We’re an anxious bunch here. Anxiety runs red through our veins and upon closer inspection of the family trees, it’s apparent, that it has for generations. Some of us walk around with our shoulders near-permanently affixed just beneath our ears because that’s one way anxiety grabs hold and doesn’t let go. We forget to breathe. We struggle for perspective. We think the same irrational thoughts on repeat. It’s like a cage that won’t release you unless you obey the irritable “voice” that tells you to check that lock one more time, or wash your hands again, again, again, again.
The therapist points us back to the Word: Take every thought captive (2 Corinthians 10:5). It’s solid advice, those words are a rescue rock on sand that constantly shifts, leaving us staggering, stumbling, falling down.
But anxiety’s a bully with no mind or care for those who live drug around by her unruly insistence that nothing is ever going to be ok. Don’t let your guard down, she warns. Don’t you dare relax. Faith is a knock-down-drag-out brawl in the heart of an anxious child. Somedays, we all forget to breathe.
When I imagined becoming a parent, I didn’t envision difficult diagnoses or DSM classifications for any of my children. But ideals don’t equal reality, and when something seems different, it’s worth a closer look. Not just because we need to name the thing, but because we need to know how to live with our differences in a world structured for “same”.
“The process of living with a child who creates conflict daily and often affects the family atmosphere is challenging to each person in the family…our family will always be all for one and one for all.” Sally Clarkson
We’ve been living a new normal for nearly 3 years now, learning new ways to extend grace, to help, to pray, to breathe when the air grows thick. Our commitment is to each other. To the building up of our hearts, to steeping ourselves in the Word, because there’s no life-line like grabbing onto the long-stretched arm of the suffering Servant who knows the depths of the anxious waters threatening to drown us all. Together we read, we pray, we fight to love when voices get loud and feet pound the floor.
We learn what makes us tick, what ticks us off and what stirs the churning boil of OCD. We work to make peace however we can–and somedays this is our highest goal.
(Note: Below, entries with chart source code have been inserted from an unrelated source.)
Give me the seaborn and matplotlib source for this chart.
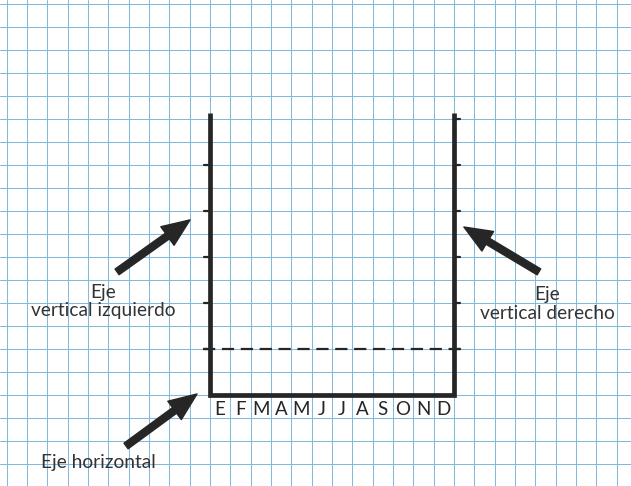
import numpy as np
import pandas as pd
import matplotlib
matplotlib.use('Agg')
import matplotlib.pyplot as plt
import seaborn as sns

# Datos de la plantilla del climograma (en unidades de cuadrícula)
months = ['E', 'F', 'M', 'A', 'M', 'J', 'J', 'A', 'S', 'O', 'N', 'D']
left_ticks = [2, 4, 6, 8, 10]
right_ticks = [2, 4, 6, 8, 10, 12]
axis_top = 12.25
dashed_level = 2

label_texts = ['Eje\nvertical izquierdo', 'Eje horizontal', 'Eje\nvertical derecho']
label_pos = [(-5.26, 4.05), (-5.51, -2.96), (16.58, 3.95)]
arrow_tails = [(-4.57, 5.35), (-4.13, -2.22), (16.18, 5.35)]
arrow_tips = [(-0.98, 7.61), (-0.64, 0.04), (12.49, 7.30)]

sns.set_style('white')
plt.rcParams['font.family'] = ['Lato', 'DejaVu Sans']

fig = plt.figure(figsize=(6.31, 4.86), dpi=100)
ax = fig.add_axes([0, 0, 1, 1])

# papel cuadriculado
ax.set_xlim(-10.33, 20.71)
ax.set_ylim(-3.96, 17.17)
ax.set_xticks(np.arange(-10, 21))
ax.set_yticks(np.arange(-3, 18))
ax.grid(True, color='#84b9dc', lw=0.75)
ax.set_axisbelow(True)
ax.tick_params(length=0, labelbottom=False, labelleft=False)
for s in ax.spines.values():
    s.set_visible(False)

ink = '#262626'

# ejes del climograma
n = len(months)
ax.plot([0, 0, n, n], [axis_top, 0, 0, axis_top], color=ink, lw=3.4,
        solid_joinstyle='miter', solid_capstyle='butt', zorder=3)
for t in left_ticks:
    ax.plot([-0.3, 0], [t, t], color=ink, lw=1.6, zorder=3)
for t in right_ticks:
    ax.plot([n, n + 0.3], [t, t], color=ink, lw=1.6, zorder=3)

# línea discontinua
dash = pd.DataFrame({'x': [-0.34, n + 0.4], 'y': [dashed_level, dashed_level]})
sns.lineplot(data=dash, x='x', y='y', ax=ax, color=ink, lw=1.6,
             dashes=False, zorder=3)
ax.lines[-1].set_dashes([5.5, 3])

# meses
for i, m in enumerate(months):
    ax.text(i + 0.5, -0.65, m, ha='center', va='center', fontsize=13.5, color=ink)

# etiquetas y flechas
for txt, pos in zip(label_texts, label_pos):
    ax.text(pos[0], pos[1], txt, ha='center', va='center', fontsize=13.8,
            color='#333333', linespacing=1.1)
for tail, tip in zip(arrow_tails, arrow_tips):
    ax.annotate('', xy=tip, xytext=tail,
                arrowprops=dict(arrowstyle='simple,head_length=1.0,head_width=0.82,tail_width=0.25',
                                mutation_scale=20, color=ink, shrinkA=0, shrinkB=0))

ax.set_xlabel('')
ax.set_ylabel('')
fig.savefig('out.png', dpi=100)
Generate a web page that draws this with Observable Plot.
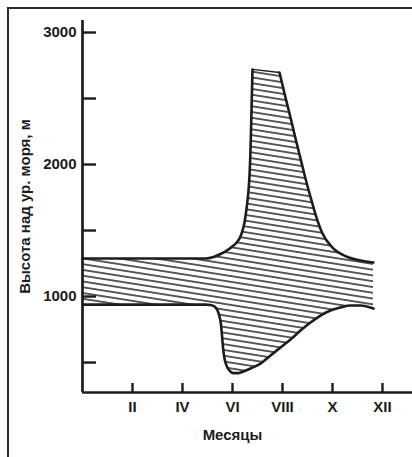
<!DOCTYPE html>
<html><head><meta charset="utf-8">
<script src="https://cdn.jsdelivr.net/npm/d3@7"></script>
<script src="https://cdn.jsdelivr.net/npm/@observablehq/plot@0.6"></script>
<style>
html,body{margin:0;padding:0;background:#fff;}
#wrap{position:relative;width:412px;height:457px;overflow:hidden;}
#border{position:absolute;left:7px;top:7px;width:430px;height:470px;border-left:2px solid #2a2a2a;border-top:2px solid #2a2a2a;}
#wrap svg{position:absolute;left:0;top:0;}
</style></head><body><div id="wrap"><div id="border"></div></div>
<script>
// Upper boundary of the belt (month, height in m)
const upperMonth  = [0, 2.32, 4.92, 5.24, 5.52, 5.8, 6.04, 6.2, 6.32, 6.4, 6.48, 6.54, 6.6, 6.64, 6.68, 6.72, 6.76, 6.8, 7.88, 8.08, 8.32, 8.54, 8.74, 8.94, 9.16, 9.36, 9.6, 10.0, 10.56, 11.12, 11.64];
const upperHeight = [1288, 1288, 1288, 1299, 1322, 1352, 1386, 1417, 1455, 1500, 1561, 1636, 1727, 1803, 1917, 2106, 2409, 2720, 2697, 2538, 2356, 2182, 2030, 1879, 1727, 1598, 1477, 1371, 1303, 1273, 1258];
// Lower boundary of the belt
const lowerMonth  = [0, 1.12, 2.32, 3.52, 4.92, 5.12, 5.28, 5.4, 5.48, 5.54, 5.58, 5.62, 5.68, 5.76, 5.88, 6.04, 6.24, 6.44, 6.72, 7.12, 7.52, 7.92, 8.32, 8.72, 9.12, 9.52, 9.92, 10.32, 10.72, 11.12, 11.64];
const lowerHeight = [939, 939, 939, 939, 939, 936, 924, 894, 848, 788, 705, 614, 530, 477, 439, 420, 420, 432, 455, 492, 553, 614, 674, 742, 803, 856, 894, 917, 932, 932, 909];

const heightTicks  = [500, 1000, 1500, 2000, 2500, 3000];
const heightLabels = [1000, 2000, 3000];
const monthTicks   = [2, 4, 6, 8, 10, 12];
const monthLabels  = ["II", "IV", "VI", "VIII", "X", "XII"];
const xTitle = "Месяцы";
const yTitle = "Высота над ур. моря, м";
const xDomain = [0, 13.2];
const yDomain = [273, 3091];

const upper = upperMonth.map((m, i) => ({month: m, h: upperHeight[i]}));
const lower = lowerMonth.map((m, i) => ({month: m, h: lowerHeight[i]}));
const band = upperMonth.map((m, i) => ({xu: m, yu: upperHeight[i], xl: lowerMonth[i], yl: lowerHeight[i]}));
// the flat top of the summer peak is drawn as a thin edge
const peak = upperHeight.indexOf(d3.max(upperHeight));
const upperLeft = upper.slice(0, peak + 1);
const upperTop = upper.slice(peak, peak + 2);
const upperRight = upper.slice(peak + 1);

const ink = "#1c1c1c";
const curve = "monotone-x";
const chart = Plot.plot({
  width: 412, height: 457,
  marginLeft: 82, marginRight: 0, marginTop: 20, marginBottom: 65,
  style: {fontFamily: '"Liberation Sans", Arial, sans-serif', fontSize: "15px", fontWeight: "bold", color: ink, background: "transparent", overflow: "visible"},
  x: {domain: xDomain},
  y: {domain: yDomain},
  marks: [
    Plot.area(band, {x1: "xl", y1: "yl", x2: "xu", y2: "yu", fill: "url(#hatch)", curve}),
    Plot.line(upperLeft, {x: "month", y: "h", stroke: ink, strokeWidth: 2.6, curve}),
    Plot.line(upperTop, {x: "month", y: "h", stroke: ink, strokeWidth: 1.3}),
    Plot.line(upperRight, {x: "month", y: "h", stroke: ink, strokeWidth: 2.6, curve}),
    Plot.line(lower, {x: "month", y: "h", stroke: ink, strokeWidth: 2.6, curve}),
    Plot.ruleX([xDomain[0]], {stroke: ink, strokeWidth: 2.7}),
    Plot.ruleY([yDomain[0]], {stroke: ink, strokeWidth: 2.7}),
    Plot.axisY({ticks: heightTicks, tickSize: -14, tickFormat: () => "", strokeWidth: 2.4, label: null}),
    Plot.axisY({ticks: heightLabels, tickSize: 0, tickPadding: 6, tickFormat: d => String(d), label: null}),
    Plot.axisX({ticks: monthTicks, tickSize: -9, tickFormat: () => "", strokeWidth: 2.4, label: null}),
    Plot.axisX({ticks: monthTicks, tickSize: 0, tickPadding: 9, tickFormat: d => monthLabels[monthTicks.indexOf(d)], label: null}),
    Plot.text([xTitle], {x: () => d3.mean([0, 12]), frameAnchor: "bottom", dy: 47, textAnchor: "middle", fill: ink, fontSize: 15, fontWeight: "bold"}),
    Plot.text([yTitle], {y: () => d3.mean(yDomain), frameAnchor: "left", dx: -57, rotate: -90, textAnchor: "middle", fill: ink, fontSize: 15, fontWeight: "bold"})
  ]
});
d3.select(chart).insert("defs", ":first-child").html(
  '<pattern id="hatch" patternUnits="userSpaceOnUse" width="40" height="5.7" patternTransform="rotate(9)">' +
  '<line x1="0" y1="2.85" x2="40" y2="2.85" stroke="#1c1c1c" stroke-width="1.2"/></pattern>');
document.getElementById("wrap").appendChild(chart);
</script>
</body></html>
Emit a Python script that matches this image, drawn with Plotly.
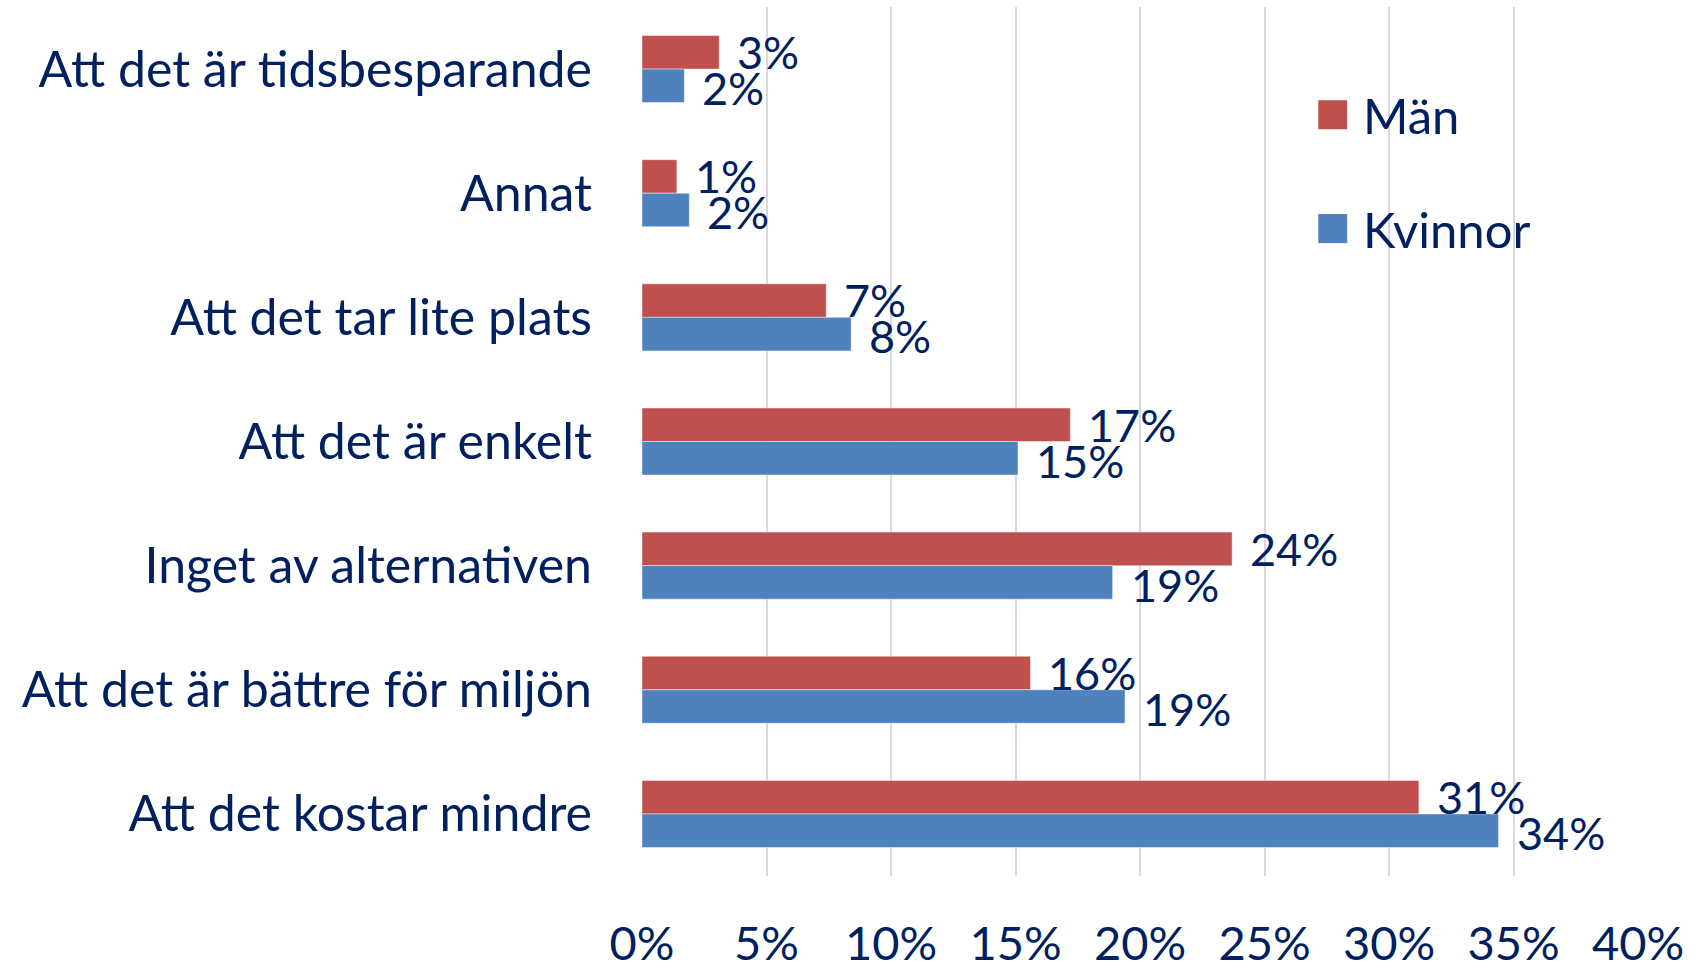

We lean hard into Christ because He knows us intimately, He knows the unruliness that fights to reign in us, the chaos of different that threatens the peace of our home.
God can travel the same worn-out pathways of our brains that fight to re-route our thoughts towards the anxious. The obsessive. The angry.
“I believe there’s a place where we can always find the warmth and peace of knowing there’s a place for us to exist. We can find it in the presence of our Creator, the one who designed us in the first place, who knows even better than we do who we were made to be, and invites us to participate with Him in bringing His kingdom to earth. We can bring to Him all of our flaws and failures and frustrations…In Him we find our truest and most welcoming home.” Nathan Clarkson
Facing anxiety in our family continues to teach us how to parent well. We study each other. We learn how to communicate love and truth in ways that make sense, in the concrete. We fail a hundred times a day, and win nearly as much. Nothing is as refining as parenting those who push all of your buttons at once, and all before 8AM.
“It’s humbling to be the parent of a child who brings out all of your weaknesses repetitively.” Sally Clarkson
But God gives us exactly what and who we need. I couldn’t have imagine that this would be the best journey for us. I didn’t. I pictured something else. Something less stressful, less realistic. The images I had drawn for our family before we built it were only flat, one-dimensional outlines. Without the struggle, we wouldn’t get to experience the depths of God’s grace–for us individually, and as a family. Without the anxiety, we might not grasp the imperative reasons for working daily to plant God’s Word in our hearts, as a fertilizer and as amor, something that grows us, and something that protects us when anxiety shouts in our ears.
Parenting different kids is a path straight into the heart of God, who calls us, equips us, restores us, sustains us, forgives us, resurrects us. Anxiety teaches us again and again to cling to the promised “new mercies”not only every morning–but every hour.
Parenting different kids teaches us what it means to surrender.
“Grace became the oxygen of life to me, and breathed in the everyday joy of being fully at home in my life…” Sally Clarkson
With the days of diagnosis behind us (for now), we accept each day for what it is. We learn again and again how to navigate the choppy seas of irrationality, fear, obsessive thoughts and anxiety. We put our oars in the Holy Spirit sea and pray with every paddle. We follow the current, we work with what we’ve been given. We accept the things we cannot change and learn to trust the One who made the world and everything in it.
Despite our imperfections, despite our differences, we are His offspring (Acts 17:28).
Sally Clarkson and Nathan Clarkson have written a tremendous book for those of us whose families may look a a little different than others. If you have a child who lives with anxiety or OCD, I can’t recommend this book enough. Sally offers the wisdom of long-tested parenting and learning, while Nathan shares his perspective as a young man learning to navigate the challenges of living with with these challenges. Different: The Story of an Outside-The-Box Kid And The Mom Who Loved Him is a beautiful, honest resource.